For reference, the offending GPU function is as follows:

mod = SourceModule("""
#include <pycuda-complex.hpp>
#include <stdio.h>

typedef pycuda::complex<float> cmplx;
__global__ void cc_gpu(float *fbwn, cmplx *cpsd_phat, cmplx *steer, float *cc, int BINS, int WINDOW, int BANKS)
{

    // fbwn      : input, array shape (40, 4096), of type float32
    // cpsd_phat : input, vector shape (4096,), of type complex64
    // steer     : input, array shape (4096, 121), of type complex64
    // cc        : output, array shape (40, 121), of type float32

    int x = threadIdx.x + blockIdx.x * blockDim.x;     
    int y = threadIdx.y + blockIdx.y * blockDim.y;

    int WIDTH = blockDim.x * gridDim.x;
    int HEIGHT = blockDim.y * gridDim.y;

    int XM = (x + WIDTH) % WIDTH;
    int YM = (y + HEIGHT) % HEIGHT;

    int INDEX = XM + YM * WIDTH; // CUDA uses pseudo-mutimensional array indexing (i.e. it's a 1D flat array)

    int bank = y;
    int delay = x;

    float Pvalue = 0.f; 

    if(x < WINDOW && y < BANKS)
    {  
        for (int bin = 0; bin < BINS; bin++)
        {
            if (fbwn[bank * BINS + bin] > 0)
            {
                //Pvalue += fbwn[y,f] * (cpsd_phat[f] * steer[f,x]).real(); // Python equivalent code for reference                                        
                Pvalue += (fbwn[bank * BINS + bin] * (cpsd_phat[bin] * steer[bin * WINDOW + delay]).real());
            }
        }
    }  
    cc[INDEX] = Pvalue; 
}
""")

def gcc_phat_fbanks_gpu3(cpsd, fbwn_gpu, steer_gpu, ccfb_gpu, zoom, eps):

"""GCC-PHAT on filter banks

Args:
    cpsd  : 1D array of length 'nbins' of Cross Power Spectral Density, i.e. a measure of 
            both the power shared by a given frequency for two signals, and the phase 
            shift between the two signals at that frequency. Each element is of type complex128. 
            Typical shape is (4096,) of complex numbers if the FFT has 4096 bins.
            
    fbwn  : 2D array containing Normalised filter bank weights, indexed by (filter bank, frequency bin)
            The sum of values for each filter bank = 1.0, although their frequency distribution 
            can vary between banks. Typical shape is (40, 4096) of float64 elements. 
               
    steer : 2D array of steering factors. Indexed by (frequency bin, sample delay). 
            Each element is of type complex128. Typical shape is (4096, 121) for +/- 60 sample 
            delays and 4096 frequency bins
            
    zoom  : constant used to dimension sample delay axis. E.g zoom = 60 gives a range of +/- 60 sample delays

    eps   : (default 0.0) small constant added to the CPSD_PHAT denominator for
            numerical stability, as well as to suppress low engergy
            bins.
Return:
    fbcc : 2D array of GCC-PHAT on filter banks. Index is (filter bank, sample delay). 
           Typical shape = (40, 121). Each element is type float64, 
           normalised to between -1.0 and 1.0
           
WINDOW = np.int32((2 * zoom) + 1)
BANKS = np.int32(len(fbwn_gpu[:,0]))
BINS = np.int32(len(cpsd))
  
cpsd_phat = ( cpsd / (np.abs(cpsd) + eps) ).astype(np.complex64) #Array shape (4096,)
cpsd_phat_gpu = gpuarray.to_gpu(cpsd_phat)

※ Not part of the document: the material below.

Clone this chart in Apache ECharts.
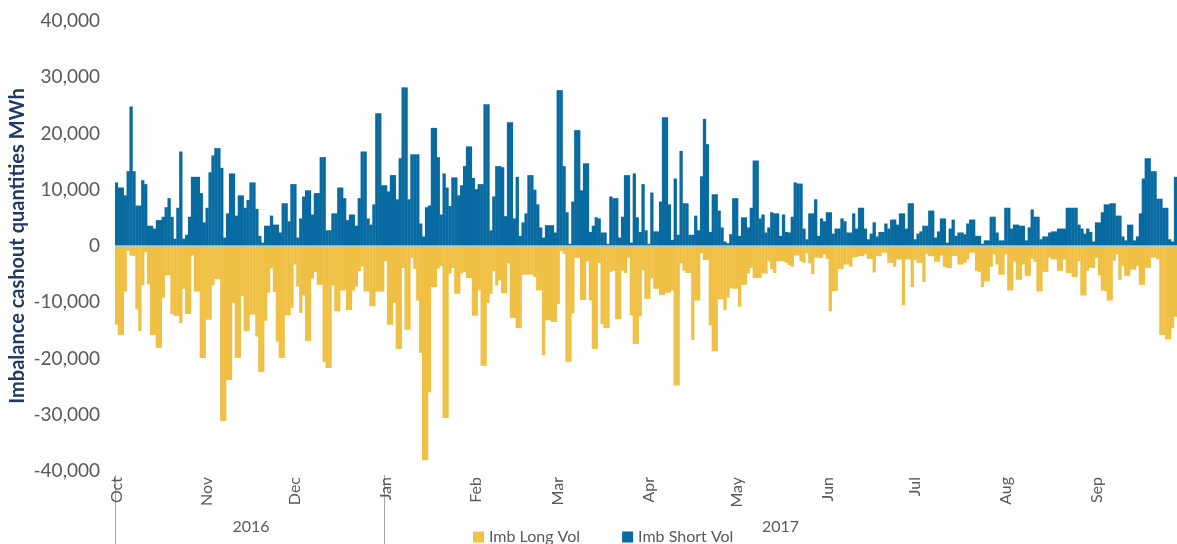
<!DOCTYPE html>
<html>
<head>
<meta charset="utf-8">
<title>Imbalance cashout quantities</title>
<script src="https://cdn.jsdelivr.net/npm/echarts@6/dist/echarts.min.js"></script>
<style>
	html, body {
		margin: 0;
		padding: 0;
		background: #ffffff;
	}
	#imbchart {
		width: 1177px;
		height: 544px;
	}
</style>
</head>
<body>
<div id="imbchart"></div>
<script>
	// one value per day, starting 1 Oct 2016 (MWh)
	var startDay = [2016, 9, 1];
	var shortVol = [
		11300,10400,10400,9000,13300,24800,13300,7200,7200,11700,
		11000,3600,3600,3100,4600,4600,5200,6900,8500,5200,
		1300,6800,16800,1300,2000,5200,12300,12300,12300,9400,
		4200,6800,13100,16100,17400,17400,13900,1500,5800,12900,
		12900,5400,9000,9000,6800,8200,11300,11300,6600,1800,
		600,3600,3600,5400,3800,3800,2400,7600,7600,4400,
		11000,11000,1500,4900,8800,9900,9900,5600,9400,9400,
		15800,15800,2800,2800,5800,5800,10400,10400,8500,4600,
		5600,5600,3600,8500,16800,16800,4900,3800,7400,23600,
		23600,10800,10800,9700,12600,12600,8300,15600,28200,28200,
		8300,16300,16300,16300,4000,1700,6900,7200,21000,21000,
		15800,5600,12900,10400,7100,12200,12200,9000,10800,14200,
		17700,17700,12100,10100,11000,11000,25200,25200,2800,8800,
		14200,14200,14000,5300,22000,22000,4900,12300,1800,4200,
		5800,12600,12600,10000,7400,3300,1500,3700,3700,3700,
		2400,27700,27700,14200,6000,400,7900,20600,20600,9900,
		14700,14700,2500,3600,5100,4900,2400,2400,400,8800,
		8500,8500,1500,5200,12600,12600,600,12900,5100,2500,
		11000,2800,400,9500,2600,2600,7900,22900,22900,7400,
		1100,12000,2000,16900,7600,7600,2000,2000,5400,2800,
		12400,22600,18100,2500,9200,9200,6300,3300,800,500,
		2100,8500,8500,1800,5100,5100,3300,6800,15200,15200,
		4900,5600,2400,3300,6000,5800,5800,1800,5600,2500,
		2400,5200,11300,11100,11100,3100,1200,5800,5800,8300,
		1800,4900,4400,6000,6000,2200,3100,3100,4900,4400,
		2400,2400,5800,3100,6800,6800,3100,1200,2200,4200,
		1700,2500,2500,4000,3100,4700,4700,3800,5800,5800,
		3100,7600,7600,1200,2200,2600,3600,3600,6300,6300,
		1500,2600,4900,4900,600,3100,4700,1800,2400,2400,
		2100,4000,4700,4700,1800,1800,400,1000,1000,5200,
		5200,2400,1000,1000,6800,6800,3100,3800,3800,3600,
		3600,1000,3300,6500,5200,5200,1200,1700,1700,2400,
		2600,2600,3100,3100,3100,6800,6800,6800,6800,3800,
		3100,2200,3100,2500,800,4200,4200,6000,7400,7400,
		7600,7600,5400,5400,1700,1000,3800,3800,1000,1700,
		5800,12000,15600,15600,13300,13300,8400,8400,6800,6800,
		1200,800,12300
	];
	var longVol = [
		-14000,-15800,-15800,-8100,-900,-1700,-1800,-11300,-15100,-7000,
		-1100,-6800,-15800,-15800,-18100,-18100,-9200,-5200,-5200,-12100,
		-12400,-12400,-13700,-7600,-12100,-12100,-1700,-8100,-8100,-19900,
		-19900,-13100,-13100,-7000,-5900,-5900,-31100,-31100,-23800,-23800,
		-10100,-19900,-19900,-8900,-15100,-15100,-12200,-12200,-16100,-22400,
		-22400,-13300,-8300,-4000,-8200,-17000,-19900,-19900,-12300,-12300,
		-11000,-3300,-7200,-11900,-8800,-16900,-16900,-5800,-4600,-6900,
		-6900,-20600,-21700,-21700,-7000,-11600,-11600,-7900,-7900,-11400,
		-11400,-7900,-7200,-4500,-3600,-8100,-8100,-10700,-10700,-8100,
		-8100,-8100,-2700,-14000,-14000,-10100,-18300,-18300,-3900,-14900,
		-14900,-2100,-4100,-9700,-19000,-38100,-38100,-26000,-7300,-7300,
		-4000,-3600,-30600,-30600,-4900,-3900,-8500,-8500,-4900,-4600,
		-5700,-5700,-12400,-12400,-7900,-21300,-21300,-10100,-8500,-4500,
		-7000,-6100,-8400,-8400,-3100,-12800,-12800,-14600,-14600,-5100,
		-5100,-5100,-5100,-5500,-7900,-7900,-19400,-13200,-13200,-13500,
		-13500,-10300,-900,-1400,-20600,-20600,-12000,-2100,-2100,-9600,
		-9600,-2700,-9700,-18300,-18300,-3000,-13900,-14600,-14600,-4600,
		-4400,-13000,-13000,-4400,-4800,-2100,-12300,-17400,-17400,-12500,
		-4300,-9400,-9400,-5700,-7600,-7600,-8700,-8700,-8300,-8300,
		-7900,-24800,-24800,-3100,-4400,-4800,-4800,-16700,-9700,-9700,
		-1300,-2500,-2500,-14100,-18700,-18700,-9500,-9500,-11400,-9200,
		-7500,-7600,-7600,-10800,-6900,-6900,-4900,-3900,-5700,-5700,
		-5700,-4900,-4900,-2700,-4100,-4800,-2700,-2700,-2700,-3000,
		-3400,-3700,-1700,-1700,-2700,-3000,-1300,-3100,-5000,-2100,
		-2100,-2100,-1500,-2300,-11600,-8000,-8000,-4100,-4100,-3300,
		-3300,-3700,-2000,-2000,-1800,-1800,-1500,-2300,-2300,-4700,
		-1800,-1800,-1200,-1200,-3000,-3000,-3700,-2400,-2400,-10500,
		-2400,-2400,-7300,-2500,-3000,-3000,-6400,-1400,-1800,-1800,
		-2800,-2800,-1700,-3700,-3900,-3900,-1800,-1800,-3300,-3300,
		-3000,-2400,-1200,-1200,-4400,-4600,-7300,-6300,-6300,-3700,
		-1500,-3300,-5100,-5100,-1500,-7900,-7900,-2800,-6000,-6000,
		-3300,-5300,-5300,-2300,-2800,-8100,-8100,-4600,-4600,-2100,
		-2400,-2400,-4400,-4400,-2400,-4800,-4800,-5500,-5500,-2700,
		-8800,-8800,-4400,-3900,-3900,-2100,-5200,-7900,-8000,-9700,
		-9700,-2600,-1500,-6000,-3600,-5300,-5300,-4200,-4200,-3600,
		-6900,-6900,-3900,-3900,-2100,-2100,-2400,-15800,-15800,-16600,
		-16600,-14600,-12600
	];
	var seriesNames = ['Imb Long Vol', 'Imb Short Vol'];
	var monthNames = ['Jan', 'Feb', 'Mar', 'Apr', 'May', 'Jun', 'Jul', 'Aug', 'Sep', 'Oct', 'Nov', 'Dec'];
	var yTicks = { min: -40000, max: 40000, step: 10000 };

	// day categories as yyyy-mm-dd
	var days = [];
	var d = new Date(Date.UTC(startDay[0], startDay[1], startDay[2]));
	for (var i = 0; i < shortVol.length; i++) {
		days.push(d.toISOString().slice(0, 10));
		d.setUTCDate(d.getUTCDate() + 1);
	}

	// where each year starts and where its label sits (middle of its days)
	var yearStart = [];
	var yearMid = {};
	var byYear = {};
	days.forEach(function(v, idx) {
		var y = v.slice(0, 4);
		if (!byYear[y]) {
			byYear[y] = [];
			yearStart.push(idx);
		}
		byYear[y].push(idx);
	});
	Object.keys(byYear).forEach(function(y) {
		var list = byYear[y];
		yearMid[list[Math.floor(list.length / 2)]] = y;
	});

	var grey = '#595959';
	var font = 'Lato, "Liberation Sans", sans-serif';

	var chart = echarts.init(document.getElementById('imbchart'));
	chart.setOption({
		animation: false,
		color: ['#F0C045', '#076AA0'],
		grid: {
			left: 115,
			right: 0,
			top: 21,
			bottom: 73,
			outerBoundsMode: 'none'
		},
		legend: {
			data: seriesNames,
			left: 468,
			top: 524,
			itemWidth: 11,
			itemHeight: 11,
			itemGap: 42,
			icon: 'rect',
			textStyle: {
				color: grey,
				fontSize: 16,
				fontFamily: font
			}
		},
		xAxis: [{
			type: 'category',
			data: days,
			position: 'bottom',
			boundaryGap: true,
			axisLine: { show: false, onZero: false },
			axisTick: { show: false },
			splitLine: { show: false },
			axisLabel: {
				rotate: 90,
				margin: 6,
				color: grey,
				fontSize: 16,
				fontFamily: font,
				interval: function(index, value) {
					return value.slice(8) === '01';
				},
				formatter: function(value) {
					return monthNames[parseInt(value.slice(5, 7), 10) - 1];
				}
			}
		}, {
			// second level: years
			type: 'category',
			data: days,
			position: 'bottom',
			offset: 4,
			boundaryGap: true,
			axisLine: { show: false, onZero: false },
			axisTick: {
				show: true,
				length: 70,
				interval: function(index) {
					return yearStart.indexOf(index) >= 0;
				},
				lineStyle: { color: '#A6A6A6', width: 1 }
			},
			axisLabel: {
				margin: 44,
				color: grey,
				fontSize: 16,
				fontFamily: font,
				interval: function(index) {
					return yearMid[index] !== undefined;
				},
				formatter: function(value) {
					return value.slice(0, 4);
				}
			}
		}],
		yAxis: {
			type: 'value',
			min: yTicks.min,
			max: yTicks.max,
			interval: yTicks.step,
			name: 'Imbalance cashout quantities MWh',
			nameLocation: 'middle',
			nameRotate: 90,
			nameGap: 87,
			nameMoveOverlap: false,
			nameTextStyle: {
				color: '#1F3864',
				fontSize: 20,
				fontWeight: 'bold',
				fontFamily: font
			},
			axisLine: { show: false },
			axisTick: { show: false },
			splitLine: { show: false },
			axisLabel: {
				margin: 15,
				color: grey,
				fontSize: 19,
				fontFamily: font,
				formatter: function(v) {
					return v.toLocaleString('en-US');
				}
			}
		},
		series: [{
			name: seriesNames[0],
			type: 'bar',
			xAxisIndex: 0,
			barWidth: '112%',
			barGap: '-100%',
			data: longVol
		}, {
			name: seriesNames[1],
			type: 'bar',
			xAxisIndex: 0,
			barWidth: '112%',
			barGap: '-100%',
			data: shortVol,
			markLine: {
				silent: true,
				symbol: 'none',
				label: { show: false },
				lineStyle: { color: '#A9CBE3', type: 'solid', width: 1.5 },
				data: [{ yAxis: 0 }]
			}
		}]
	});
</script>
</body>
</html>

BLOCK_X = 32 # Number of threads in block X direction (X * Y must be < 1025)
BLOCK_Y = 32 # Number of threads in block Y direction (X * Y must be < 1025)

GRID_X = math.ceil(WINDOW / BLOCK_X) # Required number of blocks in X direction of grid
GRID_Y = math.ceil(BANKS / BLOCK_Y)  # Required number of blocks in Y direction of grid
          
func = mod.get_function("cc_gpu")
func(fbwn_gpu, cpsd_phat_gpu, steer_gpu, ccfb_gpu, BINS, WINDOW, BANKS,
     block=(BLOCK_X, BLOCK_Y, 1), grid=(GRID_X, GRID_Y, 1)
     )

return ccfb_gpu.get()[:BANKS,:WINDOW]

Could anybody advise how to fix this error?